Author: ICAEW Insights

Published: 09 Dec 2020

skillsdec

Ever wondered what sets the most successful professionals apart? It’s about working – and living – by a strong set of ethical principles

1. Integrity

In simple terms, integrity is about doing the right thing – even when no one’s watching. Acting with integrity means having a core set of values or moral principles that you stick to at all times – not just knowing the difference between right and wrong, but acting on those convictions. While it’s a trait that all employers look for, in accountancy it’s absolutely crucial, ensuring colleagues and clients can trust you, and promoting public confidence in the profession. So always strive to be transparent and straightforward, use sound judgement and never be associated with misleading information.

2. Trustworthiness

Integrity and honesty go hand in hand. Trustworthiness is one of the most fundamental principles for success, not only in the workplace, but in all aspects of life. Be truthful: communicate honestly and openly, while showing respect and sensitivity for others’ opinions and feelings. Always respect confidentiality, and never share privileged information unless it’s appropriate to do so. 

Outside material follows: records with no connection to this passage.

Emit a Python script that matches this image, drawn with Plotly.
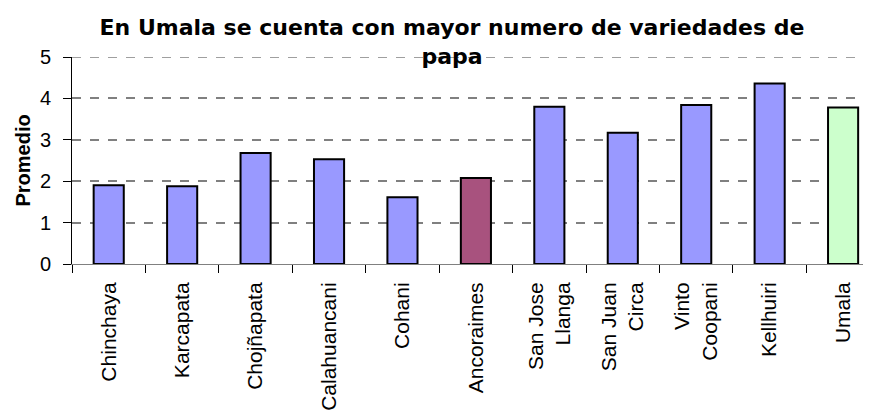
import plotly.graph_objects as go

# Comunidades y promedio de variedades de papa
comunidades = ['Chinchaya', 'Karcapata', 'Chojñapata', 'Calahuancani', 'Cohani',
               'Ancoraimes', 'San Jose<br>Llanga', 'San Juan<br>Circa', 'Vinto<br>Coopani',
               'Kellhuiri', 'Umala']
promedios = [1.90, 1.88, 2.68, 2.53, 1.61, 2.08, 3.80, 3.17, 3.84, 4.36, 3.78]
colores = ['#9999FF'] * 5 + ['#A8527E'] + ['#9999FF'] * 4 + ['#CCFFCC']
y_ticks = [0, 1, 2, 3, 4, 5]

# la pagina tiene 8px de margen en el body, el grafico se dibuja un poco mas chico
fig = go.Figure(go.Bar(
    x=comunidades, y=promedios, width=0.41,
    marker=dict(color=colores, line=dict(color='black', width=2)),
))

fig.update_layout(
    width=863, height=409,
    margin=dict(l=64, r=0, t=49, b=153),
    paper_bgcolor='white', plot_bgcolor='white',
    showlegend=False,
    font=dict(family='Liberation Sans', color='black'),
    title=dict(
        text='<b>En Umala se cuenta con mayor numero de variedades de<br>papa</b>',
        x=444 / 863, xanchor='center', y=0.933, yanchor='top',
        font=dict(size=22, family='DejaVu Sans'),
    ),
    xaxis=dict(
        type='category', range=[-0.5, 10.38], automargin=False,
        showline=True, linecolor='#808080', linewidth=1,
        ticks='outside', tickson='boundaries', ticklen=8, tickcolor='black',
        tickangle=-90, tickfont=dict(size=21, family='Liberation Sans'),
        ticklabelstandoff=9,
    ),
    yaxis=dict(
        range=[0, 5], tickvals=y_ticks, automargin=False,
        showline=True, linecolor='black', linewidth=1,
        ticks='outside', ticklen=8, tickcolor='black',
        showgrid=True, gridcolor='#808080', griddash='dash', gridwidth=1.5,
        zeroline=False, ticklabelstandoff=8,
        tickfont=dict(size=20, family='Liberation Sans'),
    ),
    annotations=[dict(
        text='<b>Promedio</b>', textangle=-90, showarrow=False,
        xref='paper', yref='paper', x=0, y=0.5, xanchor='center', xshift=-50,
        font=dict(size=20, family='Liberation Sans'),
    )],
)

# linea de grilla superior (plotly no la dibuja en el borde)
fig.add_hline(y=y_ticks[-1], line=dict(color='#808080', width=1.5, dash='dash'), layer='below')

fig.write_html('out.html')
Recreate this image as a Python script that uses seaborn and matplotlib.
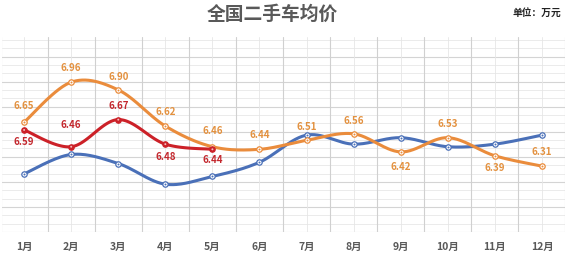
import numpy as np
import pandas as pd
import matplotlib
matplotlib.use("Agg")
import matplotlib.pyplot as plt
import seaborn as sns

# ---- data ----
months = ["1月", "2月", "3月", "4月", "5月", "6月", "7月", "8月", "9月", "10月", "11月", "12月"]
series_blue = [6.25, 6.40, 6.33, 6.17, 6.23, 6.34, 6.55, 6.48, 6.53, 6.46, 6.48, 6.55]
series_orange = [6.65, 6.96, 6.90, 6.62, 6.46, 6.44, 6.51, 6.56, 6.42, 6.53, 6.39, 6.31]
series_red = [6.59, 6.46, 6.67, 6.48, 6.44]
title = "全国二手车均价"
unit = "单位：万元"

# label offsets in pixels (style only)
orange_off = [16, 14, 13, 14, 16, 14, 13, 13, -15, 14, -12, 14]
red_off = [-12, 22, 14, -13, -11]

C_BLUE = "#4A70B8"
C_ORANGE = "#EA8C3C"
C_ORANGE_T = "#E3913F"
C_RED = "#CC2128"
C_RED_T = "#C3272D"
C_GRAY = "#595959"

sns.set_theme(style="white")
plt.rcParams["font.family"] = ["Noto Sans CJK SC", "DejaVu Sans"]


def smooth(xs, ys, n=30):
    xs = np.asarray(xs, float)
    ys = np.asarray(ys, float)
    P = np.column_stack([xs, ys])
    out = []
    m = len(P)
    for i in range(m - 1):
        p0 = P[i - 1] if i > 0 else P[i]
        p1 = P[i]
        p2 = P[i + 1]
        p3 = P[i + 2] if i + 2 < m else P[i + 1]
        c1 = p1 + (p2 - p0) / 6.0
        c2 = p2 - (p3 - p1) / 6.0
        t = np.linspace(0, 1, n, endpoint=(i == m - 2))[:, None]
        seg = ((1 - t) ** 3) * p1 + 3 * ((1 - t) ** 2) * t * c1 + 3 * (1 - t) * t ** 2 * c2 + t ** 3 * p2
        out.append(seg)
    out = np.vstack(out)
    return out[:, 0], out[:, 1]


fig = plt.figure(figsize=(5.67, 2.54), dpi=100)
ax = fig.add_axes([0.0035, 0.0866, 0.993, 0.768])

x_all = np.arange(1, 13)
ymin, ymax = 5.80, 7.31
ax.set_xlim(0.53, 12.49)
ax.set_ylim(ymin, ymax)

# grid (cell-like background)
step = 0.194
majors = ymin + step * np.arange(0, 9)
minors = ymin + step / 3 * np.arange(0, 26)
for v in minors:
    ax.axhline(v, color="#E8E8E8", lw=0.6, zorder=0)
for v in majors:
    ax.axhline(v, color="#D4D4D4", lw=0.8, zorder=0)
for v in x_all:
    ax.axvline(v, color="#E6E6E6", lw=0.6, zorder=0)
for v in np.arange(0.5, 13, 1.0):
    ax.axvline(v, color="#D0D0D0", lw=0.8, zorder=0)

for sp in ax.spines.values():
    sp.set_visible(False)


def draw(vals, color, z, mfc):
    xs = x_all[: len(vals)]
    sx, sy = smooth(xs, vals)
    df = pd.DataFrame({"x": sx, "y": sy})
    sns.lineplot(data=df, x="x", y="y", sort=False, estimator=None, color=color,
                 lw=2.2, ax=ax, zorder=z)
    dp = pd.DataFrame({"x": xs, "y": vals})
    sns.scatterplot(data=dp, x="x", y="y", s=15, color=mfc, edgecolor=color,
                    linewidth=0.9, ax=ax, zorder=z + 0.5)
    if mfc == "white":
        sns.scatterplot(data=dp, x="x", y="y", s=2, color=color, edgecolor=color,
                        linewidth=0, ax=ax, zorder=z + 0.6)
    else:
        sns.scatterplot(data=dp, x="x", y="y", s=2, color="#F4C0C0", edgecolor="none",
                        linewidth=0, ax=ax, zorder=z + 0.6)


draw(series_blue, C_BLUE, 3, "white")
draw(series_orange, C_ORANGE, 4, "white")
draw(series_red, C_RED, 5, C_RED)

for xi, v, off in zip(x_all, series_orange, orange_off):
    ax.annotate(f"{v:.2f}", (xi, v), xytext=(0, off), textcoords="offset pixels",
                ha="center", va="center", fontsize=7, fontweight="bold",
                color=C_ORANGE_T, zorder=10)
for xi, v, off in zip(x_all, series_red, red_off):
    ax.annotate(f"{v:.2f}", (xi, v), xytext=(0, off), textcoords="offset pixels",
                ha="center", va="center", fontsize=7, fontweight="bold",
                color=C_RED_T, zorder=10)

ax.set_xticks(x_all)
ax.set_xticklabels(months, fontsize=7.5, fontweight="bold", color=C_GRAY)
ax.tick_params(axis="x", length=0, pad=7)
ax.set_yticks([])
ax.set_xlabel("")
ax.set_ylabel("")

fig.text(0.48, 0.943, title, ha="center", va="center", fontsize=13.5, fontweight="bold", color=C_GRAY)
fig.text(0.99, 0.948, unit, ha="right", va="center", fontsize=7, fontweight="bold", color="#222222")

fig.savefig("out.png", dpi=100)
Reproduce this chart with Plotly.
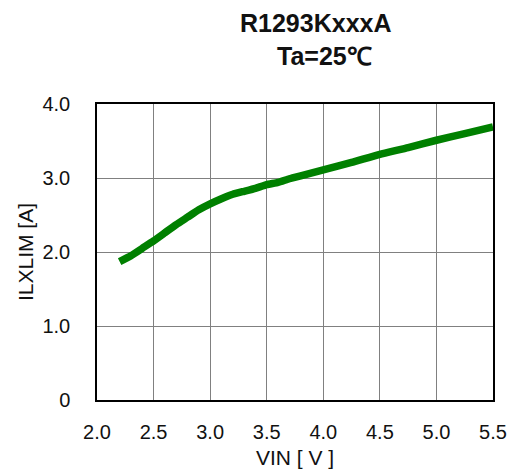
import plotly.graph_objects as go

vin = [2.2, 2.3, 2.4, 2.5, 2.6, 2.7, 2.8, 2.9, 3.0, 3.1, 3.2, 3.3, 3.4, 3.5, 3.6, 3.7, 3.8,
       3.9, 4.0, 4.25, 4.5, 4.75, 5.0, 5.25, 5.5]
ilxlim = [1.87, 1.95, 2.05, 2.15, 2.26, 2.37, 2.47, 2.57, 2.65, 2.72, 2.78, 2.82, 2.86, 2.91, 2.94,
          2.99, 3.03, 3.07, 3.11, 3.21, 3.32, 3.41, 3.51, 3.60, 3.69]

x_ticks = [2.0, 2.5, 3.0, 3.5, 4.0, 4.5, 5.0, 5.5]
x_labels = ["2.0", "2.5", "3.0", "3.5", "4.0", "4.5", "5.0", "5.5"]
y_ticks = [0, 1, 2, 3, 4]
y_labels = ["0", "1.0", "2.0", "3.0", "4.0"]
title_lines = ["R1293KxxxA", "Ta=25℃"]

fig = go.Figure()
fig.add_trace(go.Scatter(x=vin, y=ilxlim, mode="lines",
                         line=dict(color="#008000", width=7.5, shape="spline", smoothing=0.4),
                         showlegend=False, hoverinfo="skip"))

font = "Liberation Sans, Arial, sans-serif"
fig.update_layout(
    width=508, height=474,
    margin=dict(l=97, r=15, t=104, b=74, autoexpand=False),
    paper_bgcolor="white", plot_bgcolor="white",
    font=dict(family=font, color="#111111", size=20),
    xaxis=dict(range=[2.0, 5.5], tickvals=x_ticks, ticktext=x_labels,
               showgrid=True, gridcolor="#808080", gridwidth=1,
               showline=True, linecolor="black", linewidth=1.5, mirror=True,
               ticks="", zeroline=False, tickfont=dict(size=20), automargin=False,
               ticklabelstandoff=13,
               title=dict(text="VIN [ V ]", font=dict(size=21), standoff=9)),
    yaxis=dict(range=[0, 4.0], tickvals=y_ticks, ticktext=y_labels,
               showgrid=True, gridcolor="#808080", gridwidth=1,
               showline=True, linecolor="black", linewidth=1.5, mirror=True,
               ticks="", zeroline=False, tickfont=dict(size=20), automargin=False,
               ticklabelstandoff=21,
               title=dict(text="ILXLIM [A]", font=dict(size=21), standoff=3)),
)
title_x = [0.553, 0.574]
title_shift = [81, 48]
for i, t in enumerate(title_lines):
    fig.add_annotation(text="<b>%s</b>" % t, xref="paper", yref="paper",
                       x=title_x[i], y=1.0, yshift=title_shift[i], xanchor="center",
                       yanchor="middle", showarrow=False,
                       font=dict(size=25, family=font, color="#111111"))
fig.write_html("out.html")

Trustworthiness is also about being reliable, consistent and following through on your commitments. It’s about being honest with yourself, too – if you make mistakes, own up to them. And don’t tolerate dishonesty in others: if you see something you know is not right, speak up – it’s not good enough to look the other way.

3. Objectivity

Being objective means remaining fair and impartial in all your professional dealings. Your judgements should be your own: not unduly influenced by, or biased towards, anybody else. It’s important to remain objective even when under pressure, whether that be cost, time or pressure from others. Conflict of interest is a big area here too: if you have any sort of private or personal interest in a particular client or project that could impact your ability to remain impartial, then you must declare it. If in doubt, ask yourself: what would an independent observer think of my actions?

4. Respect

Fairness is important when it comes to dealing with other people, too. Treat others as you would like to be treated – it’s called the golden rule for a reason. You should always be polite, courteous and considerate to colleagues and clients, even when times are trying. Respect other people’s differences, treat everyone equally – and keep personal opinions to yourself. Try to be a champion for equal opportunities too: lead by example and encourage the people around you or the organisation you’re part of to practise fair treatment. While as ICAEW students and members we all have a Code of Ethics to adhere to, as individuals we each have our own moral compass, so bear in mind that others may have different values or standards to you, and don’t judge them for it.

5. Empathy

Part of respecting others is being able to put yourself in their shoes: how would you feel if you were in that particular situation? Ethical people have a high degree of emotional intelligence: they listen well, are sensitive to others’ feelings and are able to see situations from multiple perspectives. Taking an interest in and appreciating others leads to better working relationships – even small acts of kindness can be surprisingly powerful. This humanity extends further than the people we come directly into contact with, too: as a profession we act in the public interest and strive for the greater good.

6. Responsibility

Do what’s asked of you to the best of your abilities, and be accountable for your actions – don’t pass the buck. We all make mistakes, but the key is to learn from them, so be honest if things go wrong, and ask for help if you need it. As well as taking responsibility for your own work and actions, think about the bigger picture – not only in terms of your own team, clients and stakeholders, but also your impact on society and the planet. Offer support to others where you can, but don’t be afraid to question something you think is not right – just make sure you go about it in the right way, whether that’s speaking directly to an individual, or raising a more serious matter through the proper channels.

7. Commitment

Over the course of your career you will be expected to attain and maintain certain levels of knowledge and skill, but commitment is about more than competence: it’s about setting the highest standards for yourself and always striving to meet them. Diligent, dedicated, dependable… those who habitually go above and beyond will always do well. And these are qualities that will not only serve you well in the workplace, but will translate to success in all areas of life.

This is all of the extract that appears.